The Clergy Discipline Measure 2003 is on our statute books but is not yet fully implemented. One wag has suggested that this is because the bishops, too, are subject to its provisions, but others speak of the preparatory work needed to set up the new tribunal system. Meanwhile, beneficed clergy still enjoy the right to a scrupulously fair hearing with a high standard of proof – before the Measure kicks in and a priest accused of ‘inappropriate’ conduct or ‘inefficiency’ may find his livelihood removed by majority verdict, on a mere balance of probabilities, in a private hearing, perhaps upon hearsay evidence.
But it is not all bad news. The licensed clergy, who at the moment can be summarily removed by the bishop for any cause appearing good and reasonable, will benefit. When the archbishops finally activate all the legislation’s provisions, the only way of proceeding against the licensed clergy will be through the disciplinary tribunals.
More hope for the unbeneficed is offered by the Review of Clergy Terms of Service (GS 1527). The Review Group recommends the security of ‘common tenure’ for clergy in non-freehold posts (with some exceptions, such as curates in training). That is, licences would no longer be revocable as at present, and loss of office would be subject to rights of appeal and the jurisdiction of the Employment Tribunal.

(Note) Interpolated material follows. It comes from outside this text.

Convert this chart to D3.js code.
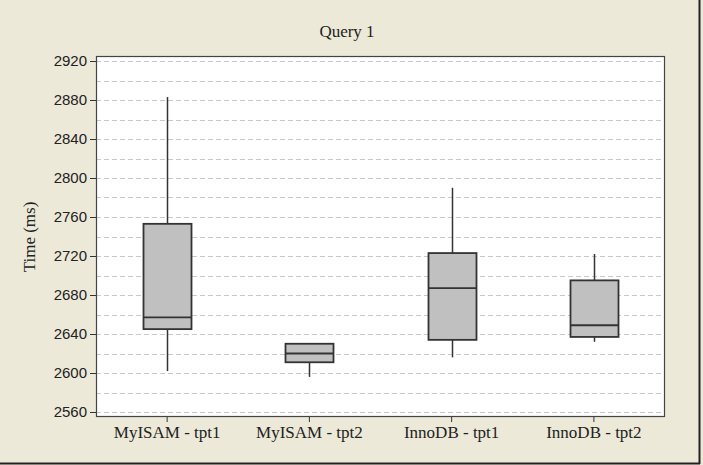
<!DOCTYPE html>
<html>
<head>
<meta charset="utf-8">
<script src="https://cdn.jsdelivr.net/npm/d3@7"></script>
<style>
  html, body { margin: 0; padding: 0; background: #ECE9D8; }
  svg { display: block; }
</style>
</head>
<body>
<svg id="chart" width="703" height="465"></svg>
<script>
const categories = ["MyISAM - tpt1", "MyISAM - tpt2", "InnoDB - tpt1", "InnoDB - tpt2"];
const whiskerLow  = [2602, 2596, 2616, 2632];
const boxLow      = [2645, 2611, 2634, 2637];
const medians     = [2657, 2620, 2687, 2649];
const boxHigh     = [2753, 2630, 2723, 2695];
const whiskerHigh = [2883, 2630, 2790, 2722];
const yTicks = [2560, 2600, 2640, 2680, 2720, 2760, 2800, 2840, 2880, 2920];
const yGrid = d3.range(2560, 2921, 20);

const W = 703, H = 465;
const margin = { left: 96, right: 38, top: 56, bottom: 48 };
const svg = d3.select("#chart");

svg.append("rect").attr("x", 0).attr("y", 0).attr("width", W).attr("height", H).attr("fill", "#ECE9D8");
// window frame
svg.append("line").attr("x1", 699.5).attr("x2", 699.5).attr("y1", 0).attr("y2", 464).attr("stroke", "#222").attr("stroke-width", 2);
svg.append("line").attr("x1", 0).attr("x2", 700).attr("y1", 463.5).attr("y2", 463.5).attr("stroke", "#222").attr("stroke-width", 2);

const x = d3.scaleBand().domain(categories).range([margin.left, W - margin.right]).padding(0);
const y = d3.scaleLinear().domain([2560, 2920]).range([412, 61]);

const plotTop = margin.top, plotBottom = H - margin.bottom;
svg.append("rect")
  .attr("x", margin.left).attr("y", plotTop)
  .attr("width", W - margin.right - margin.left).attr("height", plotBottom - plotTop)
  .attr("fill", "#fff");

// grid
svg.append("g").selectAll("line").data(yGrid).join("line")
  .attr("x1", margin.left).attr("x2", W - margin.right)
  .attr("y1", d => Math.round(y(d)) + 0.5).attr("y2", d => Math.round(y(d)) + 0.5)
  .attr("stroke", "#c8c8c8").attr("stroke-dasharray", "5,3");

// plot border
svg.append("rect")
  .attr("x", margin.left + 0.5).attr("y", plotTop + 0.5)
  .attr("width", W - margin.right - margin.left - 1).attr("height", plotBottom - plotTop - 1)
  .attr("fill", "none").attr("stroke", "#444").attr("stroke-width", 1.2);

// axes
const yAxis = svg.append("g").attr("transform", `translate(${margin.left},0)`)
  .call(d3.axisLeft(y).tickValues(yTicks).tickSize(6).tickPadding(3).tickFormat(d3.format("d")));
yAxis.select(".domain").remove();
yAxis.selectAll("line").attr("stroke", "#333");
yAxis.selectAll("text").attr("font-family", "Liberation Sans, Arial, sans-serif").attr("font-size", 15).attr("fill", "#222");

const xAxis = svg.append("g").attr("transform", `translate(0,${plotBottom})`)
  .call(d3.axisBottom(x).tickSize(5).tickPadding(4));
xAxis.select(".domain").remove();
xAxis.selectAll("line").attr("stroke", "#333");
xAxis.selectAll("text").attr("font-family", "Liberation Serif, Times New Roman, serif").attr("font-size", 17).attr("fill", "#222");

// boxes
const bw = 48;
const g = svg.append("g");
categories.forEach((c, i) => {
  const cx = Math.round(x(c) + x.bandwidth() / 2) + 0.5;
  g.append("line").attr("x1", cx).attr("x2", cx).attr("y1", y(whiskerHigh[i])).attr("y2", y(boxHigh[i]))
    .attr("stroke", "#333").attr("stroke-width", 1.5);
  g.append("line").attr("x1", cx).attr("x2", cx).attr("y1", y(boxLow[i])).attr("y2", y(whiskerLow[i]))
    .attr("stroke", "#333").attr("stroke-width", 1.5);
  g.append("rect").attr("x", cx - bw / 2).attr("y", y(boxHigh[i]))
    .attr("width", bw).attr("height", y(boxLow[i]) - y(boxHigh[i]))
    .attr("fill", "#c0c0c0").attr("stroke", "#333").attr("stroke-width", 1.8);
  g.append("line").attr("x1", cx - bw / 2).attr("x2", cx + bw / 2).attr("y1", y(medians[i])).attr("y2", y(medians[i]))
    .attr("stroke", "#333").attr("stroke-width", 1.8);
});

// title
svg.append("text").attr("x", 347).attr("y", 37).attr("text-anchor", "middle")
  .attr("font-family", "Liberation Serif, Times New Roman, serif").attr("font-size", 17).attr("fill", "#222")
  .text("Query 1");

// y label
svg.append("text").attr("transform", "translate(35,237) rotate(-90)").attr("text-anchor", "middle")
  .attr("font-family", "Liberation Serif, Times New Roman, serif").attr("font-size", 17).attr("fill", "#222")
  .text("Time (ms)");
</script>
</body>
</html>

Yet there would be a cost, following ‘best human resource practice’. For common tenure, the Report makes clear, is conditional upon implementation of proposals about clergy responsibilities and accountability. This would include all clergy being required to participate in a diocesan ministerial review scheme. They also strongly urge the introduction of ‘capability procedures’ to help encourage us ‘provide an adequate ministry’, and to help our removal – even the beneficed – in the event of ‘unsatisfactory performance’. I’ve no problems with any of this, and am more than happy to meet performance targets, to be reviewed and assessed, and to strive for ever-increasing efficiency. When, that is, my paltry allowance which has to be topped up with state benefits and charity hand-outs, is changed into a professional’s salary. Security of tenure may come at a price. But so do capability and performance.